Zahavi is in the final moments before his turn on the court. Inside the arena, the first game of the night is well under way. Maccabi Rishon Lezion is going head-to-head with Zahavi’s home team, Habik’a. Through the closed doors of the stadium itself, Rishon fans can be heard thundering their approval every time their team scores.
It is clear there is some sort of primal dance going on – between the fans and their team, the team and the announcer, the announcer and the fans. It goes back and forth and which comes first is hard to say. But it is obvious the announcer is part of it.
“Three points!” the announcer bellows. The crowd goes wild.

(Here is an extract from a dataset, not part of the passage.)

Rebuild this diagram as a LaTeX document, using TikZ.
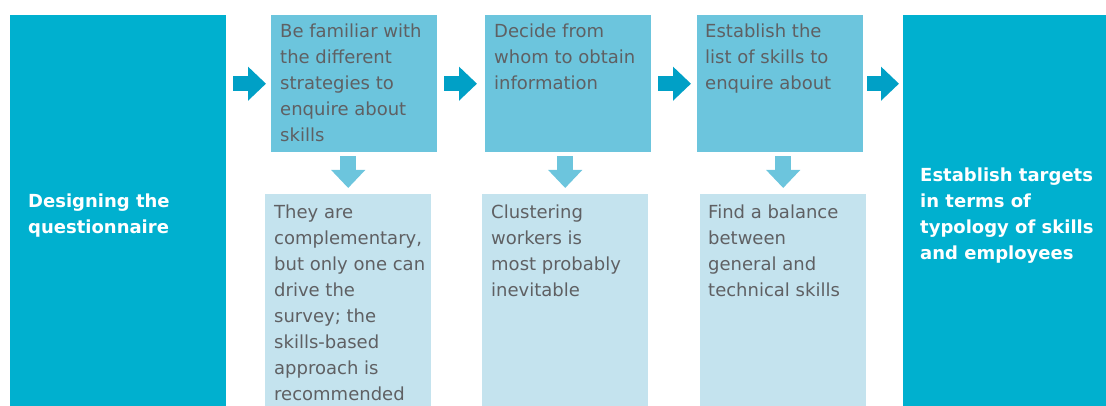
\documentclass[tikz,border=0pt]{standalone}
\usepackage{fontspec}
\setmainfont{DejaVu Sans}
\usetikzlibrary{arrows.meta}
\definecolor{deepteal}{HTML}{00B0CF}
\definecolor{steptint}{HTML}{6CC5DD}
\definecolor{notetint}{HTML}{C4E3EE}
\definecolor{arrowteal}{HTML}{00A0C6}
\definecolor{greytext}{HTML}{5F6063}
\tikzset{
  bigbox/.style={rectangle,fill=deepteal,anchor=north west,inner sep=0pt},
  stepbox/.style={rectangle,fill=steptint,anchor=north west,inner sep=0pt,
    minimum width=166pt,minimum height=137pt},
  notebox/.style={rectangle,fill=notetint,anchor=north west,inner sep=0pt,
    minimum width=166pt,minimum height=212pt},
  % anchor = baseline of the last line
  plaintext/.style={anchor=base west,align=left,inner sep=0pt,text=greytext,
    font=\fontsize{18}{26}\selectfont},
  boldtext/.style={anchor=base west,align=left,inner sep=0pt,text=white,
    font=\fontsize{18}{26}\selectfont\bfseries},
  rarrow/.style={draw=arrowteal,line width=15pt,-{Triangle[width=33pt,length=18pt]},
    shorten <=7pt,shorten >=5pt},
  darrow/.style={draw=steptint,line width=16pt,-{Triangle[width=33pt,length=18pt]},
    shorten <=4pt,shorten >=6pt}
}
\begin{document}
\begin{tikzpicture}[x=1pt,y=-1pt]
  \useasboundingbox (0,0) rectangle (1106,406);

  % — Outer blocks
  \node[bigbox,minimum width=216pt,minimum height=391pt] (design) at (10,15) {};
  \node[bigbox,minimum width=203pt,minimum height=391pt] (target) at (903,15) {};

  % — Steps (top row)
  \node[stepbox] (fam)  at (271,15) {};
  \node[stepbox] (whom) at (485,15) {};
  \node[stepbox] (list) at (697,15) {};

  % — Notes (bottom row)
  \node[notebox] (compl) at (265,194) {};
  \node[notebox] (clust) at (482,194) {};
  \node[notebox] (bal)   at (700,194) {};

  % — Texts
  \node[boldtext] (designt) at (28,234) {Designing the\\questionnaire};
  \node[boldtext] (targett) at (920,260) {Establish targets\\in terms of\\typology of skills\\and employees};
  \node[plaintext] (famt)  at (280,142) {Be familiar with\\the different\\strategies to\\enquire about\\skills};
  \node[plaintext] (whomt) at (494,90) {Decide from\\whom to obtain\\information};
  \node[plaintext] (listt) at (705,90) {Establish the\\list of skills to\\enquire about};
  \node[plaintext] (complt) at (274,400) {They are\\complementary,\\but only one can\\drive the\\survey; the\\skills-based\\approach is\\recommended};
  \node[plaintext] (clustt) at (491,296) {Clustering\\workers is\\most probably\\inevitable};
  \node[plaintext] (balt)   at (708,296) {Find a balance\\between\\general and\\technical skills};

  % — Arrows along the row
  \draw[rarrow] (design.east |- fam.west) -- (fam.west);
  \draw[rarrow,shorten >=8pt] (fam.east) -- (whom.west);
  \draw[rarrow,shorten >=6pt] (whom.east) -- (list.west);
  \draw[rarrow,shorten <=4pt,shorten >=4pt] (list.east) -- (target.west |- list.east);

  % — Arrows down to the notes
  \draw[darrow] (fam.south -| compl.north) -- (compl.north);
  \draw[darrow] (whom.south -| clust.north) -- (clust.north);
  \draw[darrow] (list.south -| bal.north) -- (bal.north);
\end{tikzpicture}
\end{document}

“He pushes the audience in a game, he wakes them up,” says Meir Tapiro, a Premier League veteran currently playing point guard for Maccabi Ashdod, when asked about the role of the game announcer. “He has a very important part to play here – he must take control of the game, whether it’s good or bad.”
Some fans, however, see things otherwise.
“We don’t need an announcer,” 42- year-old die-hard Hapoel Holon fan Shlomi Levy says. “We are the announcers ourselves!” His friend gives him a slap on the back in agreement.
His daughter laughs.
It is 9 p.m. and Zahavi has taken to his small table at courtside. The arena is full almost to capacity, awash in yellow and blue on one side, and yellow and purple on the other. Drums roll.
People cheer. Vendors walk the aisles.
Popcorn and sunflower seeds litter the floor. The main event is about to begin.
“Welcome to the Nokia Sports Arena,” Zahavi begins, “to the semifinals of the Israel Cup championships. In this game Maccabi Electra Tel Aviv and Hapoel Holon will be playing.”
He falls silent for a moment, and the crowd roars....
Maccabi Tel Aviv and Maccabi Rishon Lezion both won their games and advanced to the Israel Cup finals, which were held after press time on Thursday at the Nokia Arena in Tel Aviv.